USA: Molson Coors hit by billion-dollar impairments amid restructuring

Molson Coors Beverage Company reported a massive USD 3.65 billion partial goodwill impairment in the Americas and additional USD 274 million in intangible asset write-downs, driving a third-quarter net loss of USD 2.93 billion (USD 14.79 per diluted share). The impairment followed a triggering event that indicated the carrying value of the Americas business exceeded its fair value, primarily due to weaker performance, lower shipment volumes, inflationary pressures, and a softer U.S. beer market outlook. Excluding these non-cash charges, underlying income before taxes dropped 11.9 % to USD 426 million, while net sales slipped 2.3 % (–3.3 % in constant currency) to USD 2.97 billion. Financial volume fell 6 %, reflecting weaker U.S. and EMEA & APAC shipments and the exit of several contract brewing deals.

CEO Rahul Goyal, who took over in October, described the performance as “largely aligned with expectations” and announced a decisive restructuring to create “a leaner, more agile organization.” About 400 salaried positions across the Americas will be eliminated by year-end 2025, with expected restructuring costs of USD 35–50 million.
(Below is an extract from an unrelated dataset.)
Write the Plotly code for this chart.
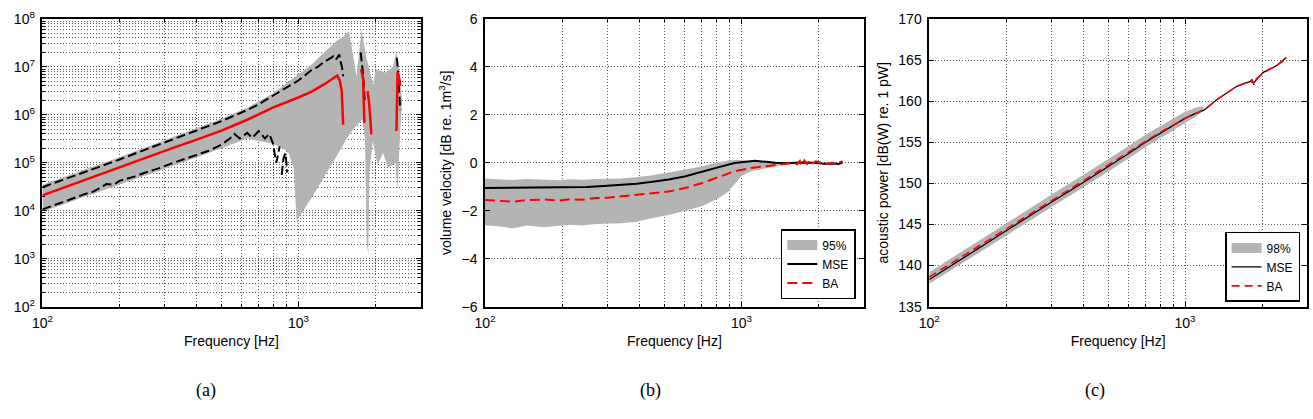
import math
import plotly.graph_objects as go

# ---------------- panel (a): magnitude (log-log) ----------------
freq_a_band_up = [100, 200, 316, 501, 631, 794, 1000, 1122, 1259, 1413, 1496, 1578, 1687, 1766,
                  1841, 1959, 2000, 2188, 2344, 2415, 2470, 2541]
band_a_up = [3.5e4, 1.3e5, 3.3e5, 8.3e5, 1.4e6, 2.8e6, 7.0e6, 1.1e7, 2.0e7, 3.5e7, 4.2e7, 5.6e7,
             6.3e6, 6.0e7, 1.6e7, 4.2e6, 8.9e6, 7.6e6, 1.0e7, 2.1e7, 1.0e7, 2.0e6]
freq_a_band_lo = [100, 158, 200, 316, 501, 631, 794, 870, 915, 957, 984, 1000, 1122, 1259, 1413,
                  1585, 1700, 1778, 1820, 1850, 1875, 1895, 1950, 2040, 2140, 2240, 2400, 2440,
                  2480, 2541]
band_a_lo = [9.5e3, 2.2e4, 3.5e4, 8.3e4, 2.0e5, 3.2e5, 2.5e5, 2.0e5, 1.6e5, 7.9e4, 6.2e3, 7.1e3,
             1.8e4, 5.0e4, 1.4e5, 4.0e5, 6.3e5, 7.9e5, 3.2e5, 2.0e3, 1.26e3, 6.3e4, 2.8e5, 8.9e4,
             1.6e5, 7.9e4, 1.0e5, 2.5e4, 2.0e5, 2.0e6]

freq_a_upper = [100, 126, 158, 200, 251, 316, 398, 501, 631, 700, 794, 891, 1000, 1060, 1122, 1190,
                1259, 1330, 1368, 1400, 1445, 1462, 1480, 1496, None, 1750, 1765, 1778, 1790, 1805,
                1815, None, 2420, 2435, 2450, 2465, 2480, 2500]
dash_a_upper = [3.1e4, 4.8e4, 7.6e4, 1.17e5, 1.86e5, 2.95e5, 4.7e5, 7.4e5, 1.26e6, 1.66e6, 2.5e6,
                3.6e6, 5.2e6, 6.6e6, 8.5e6, 1.0e7, 1.26e7, 1.5e7, 1.66e7, 1.4e7, 1.8e7, 1.26e7,
                1.0e7, 6.3e6, None, 2.0e7, 1.4e7, 1.17e7, 6.9e6, 3.2e6, 2.0e6, None, 1.55e7,
                1.26e7, 7.2e6, 4.0e6, 2.8e6, 1.26e6]

freq_a_lower = [100, 115, 126, 145, 158, 178, 190, 200, 230, 251, 290, 316, 360, 398, 447, 501, 540,
                562, 590, 631, 660, 700, 740, 770, 794, 820, 845, None, 860, 875, 890, 905]
dash_a_lower = [1.07e4, 1.38e4, 1.66e4, 2.2e4, 2.5e4, 3.6e4, 3.5e4, 4.2e4, 5.2e4, 6.2e4, 7.9e4,
                9.5e4, 1.2e5, 1.41e5, 1.78e5, 2.4e5, 3.2e5, 4.0e5, 3.2e5, 4.2e5, 3.3e5, 4.6e5,
                3.2e5, 4.0e5, 2.6e5, 1.0e5, 2.2e5, None, 5.6e4, 1.26e5, 1.6e5, 6.3e4]

freq_a_red = [100, 126, 158, 200, 251, 316, 398, 501, 631, 794, 1000, 1122, 1259, 1368, 1419, 1450,
              1476, 1496, None, 1758, 1778, 1790, 1799, 1811, None, 1862, 1884, 1905, 1928, None,
              2415, 2430, 2440, 2480, 2500]
red_a = [2.1e4, 3.3e4, 5.2e4, 8.1e4, 1.26e5, 1.95e5, 3.0e5, 4.7e5, 7.9e5, 1.41e6, 2.3e6, 3.0e6,
         4.3e6, 5.8e6, 6.6e6, 5.2e6, 3.2e6, 6.2e5, None, 8.9e6, 6.3e6, 5.6e6, 2.0e6, 6.8e5, None,
         3.1e6, 2.0e6, 1.0e6, 3.9e5, None, 4.6e5, 3.2e6, 7.8e6, 5.6e6, 4.0e6]

# ---------------- panel (b): volume velocity ----------------
freq_b_band = [100, 115, 128, 145, 170, 195, 215, 240, 270, 300, 340, 386, 450, 520, 604, 700,
               812, 888, 942, 1000, 1090, 1268, 1469, 1600]
band_b_up = [-0.65, -0.70, -0.72, -0.68, -0.70, -0.73, -0.69, -0.71, -0.68, -0.68, -0.65, -0.60,
             -0.52, -0.40, -0.28, -0.15, 0.02, 0.10, 0.12, 0.12, 0.05, 0.0, 0.04, 0.03]
band_b_lo = [-2.60, -2.66, -2.74, -2.62, -2.69, -2.63, -2.58, -2.62, -2.55, -2.55, -2.52, -2.47,
             -2.30, -2.18, -2.00, -1.81, -1.48, -1.21, -0.88, -0.55, -0.35, -0.21, -0.08, 0.0]

freq_b_mse = [100, 150, 200, 250, 290, 340, 390, 450, 520, 600, 700, 810, 940, 1030, 1130, 1250,
              1350, 1500, 1700, 1900, 2100, 2300, 2400, 2480]
mse_b = [-1.05, -1.04, -1.03, -1.01, -0.97, -0.93, -0.87, -0.79, -0.70, -0.57, -0.39, -0.19, -0.01,
         0.05, 0.08, 0.04, 0.0, -0.02, 0.01, 0.0, -0.04, -0.03, -0.05, 0.02]

freq_b_ba = [100, 115, 128, 145, 170, 195, 215, 240, 270, 300, 340, 386, 450, 520, 604, 700, 812,
             942, 1090, 1268, 1469, 1600, 1650, 1690, 1720, 1760, 1800, 1850, 1900, 1950, 2050,
             2150, 2250, 2350, 2420, 2480]
ba_b = [-1.55, -1.58, -1.62, -1.56, -1.53, -1.57, -1.52, -1.54, -1.47, -1.46, -1.40, -1.33, -1.27,
        -1.20, -1.05, -0.85, -0.60, -0.35, -0.22, -0.13, -0.05, 0.0, -0.06, 0.08, -0.12, 0.10,
        -0.05, 0.12, -0.02, 0.06, 0.0, -0.05, 0.0, -0.06, 0.03, 0.05]

# ---------------- panel (c): acoustic power ----------------
freq_c_band = [100, 150, 200, 300, 400, 500, 600, 700, 800, 900, 1000, 1100, 1180]
band_c_up = [139.2, 142.7, 145.1, 148.6, 151.0, 152.9, 154.5, 155.9, 157.0, 157.9, 158.7, 159.2,
             159.4]
band_c_lo = [137.8, 141.2, 143.6, 147.1, 149.5, 151.4, 153.0, 154.4, 155.5, 156.4, 157.3, 158.1,
             158.9]

freq_c_mse = [100, 150, 200, 300, 400, 500, 600, 700, 800, 900, 1000, 1100, 1186, 1334, 1595,
              1800, 1857, 1900, 2023, 2275, 2489]
mse_c = [138.3, 141.8, 144.2, 147.7, 150.1, 152.0, 153.6, 155.0, 156.1, 157.0, 157.9, 158.5,
         158.9, 160.2, 161.8, 162.4, 162.2, 162.6, 163.5, 164.3, 165.3]

freq_c_ba = [100, 150, 200, 300, 400, 500, 600, 700, 800, 900, 1000, 1100, 1186, 1334, 1595,
             1780, 1830, 1857, 1880, 1950, 2023, 2150, 2275, 2400, 2489]
ba_c = [138.6, 142.0, 144.4, 147.9, 150.3, 152.2, 153.8, 155.1, 156.2, 157.1, 157.9, 158.5, 158.9,
        160.2, 161.8, 162.4, 162.6, 162.0, 162.6, 163.0, 163.4, 163.9, 164.3, 164.8, 165.3]

# ---------------- axis ticks ----------------
x_tickvals = [100, 1000]
x_ticktext = ["10<sup>2</sup>", "10<sup>3</sup>"]
x_minorvals = [200, 300, 400, 500, 600, 700, 800, 900, 2000]
ya_tickvals = [1e2, 1e3, 1e4, 1e5, 1e6, 1e7, 1e8]
ya_ticktext = ["10<sup>%d</sup>" % e for e in range(2, 9)]
ya_minorvals = [m * 10 ** e for e in range(2, 8) for m in range(2, 10)]
yb_tickvals = [-6, -4, -2, 0, 2, 4, 6]
yc_tickvals = [135, 140, 145, 150, 155, 160, 165, 170]

GRAY = "#b4b4b4"
RED = "#ff0000"
GRIDC = "#5c5c5c"
GRIDDASH = "1px,2px"
W, H = 1313, 419
FS = 14


def band(fx_up, up, fx_lo, lo):
    return list(fx_up) + list(fx_lo)[::-1], list(up) + list(lo)[::-1]


fig = go.Figure()

# panel (a)
bx, by = band(freq_a_band_up, band_a_up, freq_a_band_lo, band_a_lo)
fig.add_trace(go.Scatter(x=bx, y=by, fill="toself", fillcolor=GRAY, line=dict(width=0),
                         mode="lines", showlegend=False, xaxis="x", yaxis="y", hoverinfo="skip"))
fig.add_trace(go.Scatter(x=freq_a_upper, y=dash_a_upper, mode="lines",
                         line=dict(color="black", width=2, dash="9px,4px"), showlegend=False,
                         xaxis="x", yaxis="y"))
fig.add_trace(go.Scatter(x=freq_a_lower, y=dash_a_lower, mode="lines",
                         line=dict(color="black", width=2, dash="9px,4px"), showlegend=False,
                         xaxis="x", yaxis="y"))
fig.add_trace(go.Scatter(x=freq_a_red, y=red_a, mode="lines", line=dict(color=RED, width=2.5),
                         showlegend=False, xaxis="x", yaxis="y"))

# panel (b)
bx, by = band(freq_b_band, band_b_up, freq_b_band, band_b_lo)
fig.add_trace(go.Scatter(x=bx, y=by, fill="toself", fillcolor=GRAY, line=dict(width=0),
                         mode="lines", showlegend=False, xaxis="x2", yaxis="y2",
                         hoverinfo="skip"))
fig.add_trace(go.Scatter(x=[None], y=[None], mode="lines", name="95%",
                         line=dict(color=GRAY, width=10), legend="legend",
                         xaxis="x2", yaxis="y2"))
fig.add_trace(go.Scatter(x=freq_b_mse, y=mse_b, mode="lines", name="MSE",
                         line=dict(color="black", width=2), legend="legend",
                         xaxis="x2", yaxis="y2"))
fig.add_trace(go.Scatter(x=freq_b_ba, y=ba_b, mode="lines", name="BA",
                         line=dict(color=RED, width=2, dash="10px,5px"), legend="legend",
                         xaxis="x2", yaxis="y2"))

# panel (c)
bx, by = band(freq_c_band, band_c_up, freq_c_band, band_c_lo)
fig.add_trace(go.Scatter(x=bx, y=by, fill="toself", fillcolor=GRAY, line=dict(width=0),
                         mode="lines", showlegend=False, xaxis="x3", yaxis="y3",
                         hoverinfo="skip"))
fig.add_trace(go.Scatter(x=[None], y=[None], mode="lines", name="98%",
                         line=dict(color=GRAY, width=10), legend="legend2",
                         xaxis="x3", yaxis="y3"))
fig.add_trace(go.Scatter(x=freq_c_mse, y=mse_c, mode="lines", name="MSE",
                         line=dict(color="black", width=1.3), legend="legend2",
                         xaxis="x3", yaxis="y3"))
fig.add_trace(go.Scatter(x=freq_c_ba, y=ba_c, mode="lines", name="BA",
                         line=dict(color=RED, width=1.6, dash="8px,5px"), legend="legend2",
                         xaxis="x3", yaxis="y3"))

common = dict(showline=True, linecolor="black", linewidth=1.5, mirror="allticks",
              ticks="inside", ticklen=5, tickwidth=1, tickcolor="black",
              showgrid=True, gridcolor=GRIDC, griddash=GRIDDASH, gridwidth=1,
              zeroline=False, tickfont=dict(size=FS, color="black"))
minor = dict(tickmode="array", tickvals=x_minorvals, ticks="inside", ticklen=3,
             tickcolor="black", showgrid=True, gridcolor=GRIDC, griddash=GRIDDASH, gridwidth=1)

x_range = [2, math.log10(3000)]
y_dom = [1 - 310 / H, 1 - 9.3 / H]
xdoms = [[31.7 / W, 413 / W], [478 / W, 860 / W], [926 / W, 1307 / W]]

layout = dict(
    width=W, height=H, margin=dict(l=0, r=0, t=0, b=0),
    paper_bgcolor="white", plot_bgcolor="white",
    font=dict(family="Liberation Sans, Arial, sans-serif", size=FS, color="black"),
)
for i, xd in enumerate(xdoms):
    sfx = "" if i == 0 else str(i + 1)
    layout["xaxis" + sfx] = dict(common, type="log", range=x_range, domain=xd,
                                 anchor="y" + sfx, tickmode="array", tickvals=x_tickvals,
                                 ticktext=x_ticktext, minor=minor, ticklabelstandoff=3,
                                 title=dict(text="Frequency [Hz]", standoff=6,
                                            font=dict(size=FS)))
layout["yaxis"] = dict(common, type="log", range=[2, 8], domain=y_dom, anchor="x",
                       tickmode="array", tickvals=ya_tickvals, ticktext=ya_ticktext,
                       ticklabelstandoff=3, minor=dict(minor, tickvals=ya_minorvals))
layout["yaxis2"] = dict(common, range=[-6, 6], domain=y_dom, anchor="x2", tickmode="array",
                        tickvals=yb_tickvals, ticklabelstandoff=3,
                        title=dict(text="volume velocity [dB re. 1m<sup>3</sup>/s]", standoff=7,
                                   font=dict(size=FS)))
layout["yaxis3"] = dict(common, range=[135, 170], domain=y_dom, anchor="x3", tickmode="array",
                        tickvals=yc_tickvals, ticklabelstandoff=3,
                        title=dict(text="acoustic power [dB(W) re. 1 pW]", standoff=6,
                                   font=dict(size=FS)))
legend_common = dict(bordercolor="black", borderwidth=1.5, bgcolor="white",
                     font=dict(size=12, color="black"), itemwidth=30, tracegroupgap=0,
                     xanchor="right", yanchor="bottom", itemclick=False)
layout["legend"] = dict(legend_common, x=852 / W, y=1 - 302 / H)
layout["legend2"] = dict(legend_common, x=1300 / W, y=1 - 305 / H)

captions = ["(a)", "(b)", "(c)"]
caption_x = [197, 645, 1093]
layout["annotations"] = [
    dict(text=c, x=cx / W, y=1 - 398 / H, xref="paper", yref="paper", showarrow=False,
         xanchor="center", yanchor="middle",
         font=dict(family="Liberation Serif, Times New Roman, serif", size=18, color="black"))
    for c, cx in zip(captions, caption_x)
]

fig.update_layout(**layout)
fig.write_html("out.html")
CFO Tracey Joubert confirmed that full-year guidance remains intact but at the low end of the forecast ranges, citing industry softness, inflationary pressures and tough competition.

Underlying diluted EPS dropped 7.2 % to USD 1.67, and brand volume declined 4.5 %. Net sales per hectoliter rose 4 %, supported by favorable pricing and premium mix. Despite the impairment, Molson Coors maintained strong liquidity, with net debt of USD 5.34 billion and a net-debt-to-EBITDA ratio of 2.28×. Free cash flow for the first nine months reached USD 782 million.

Analysts at Simply Wall St note that while the company remains unprofitable on a GAAP basis, its losses have shrunk by 17.4 % annually over the past five years. Earnings are forecast to grow 65.6 % per year through 2028, though revenue growth is expected at just 0.6 %. The share price of USD 43.67 implies a modest 0.8× price-to-sales ratio—well below peers and an estimated fair value of USD 158. Investors view premiumization, margin improvement and ongoing share buybacks as key to unlocking upside, even amid structural headwinds in North America’s beer market.

The company reaffirmed plans to invest about USD 650 million in 2025 and to sustain dividends and buybacks, leveraging free cash flow while pursuing higher-margin categories such as Blue Moon Belgian White, Leinenkugel’s Summer Shandy and Madrí Excepcional.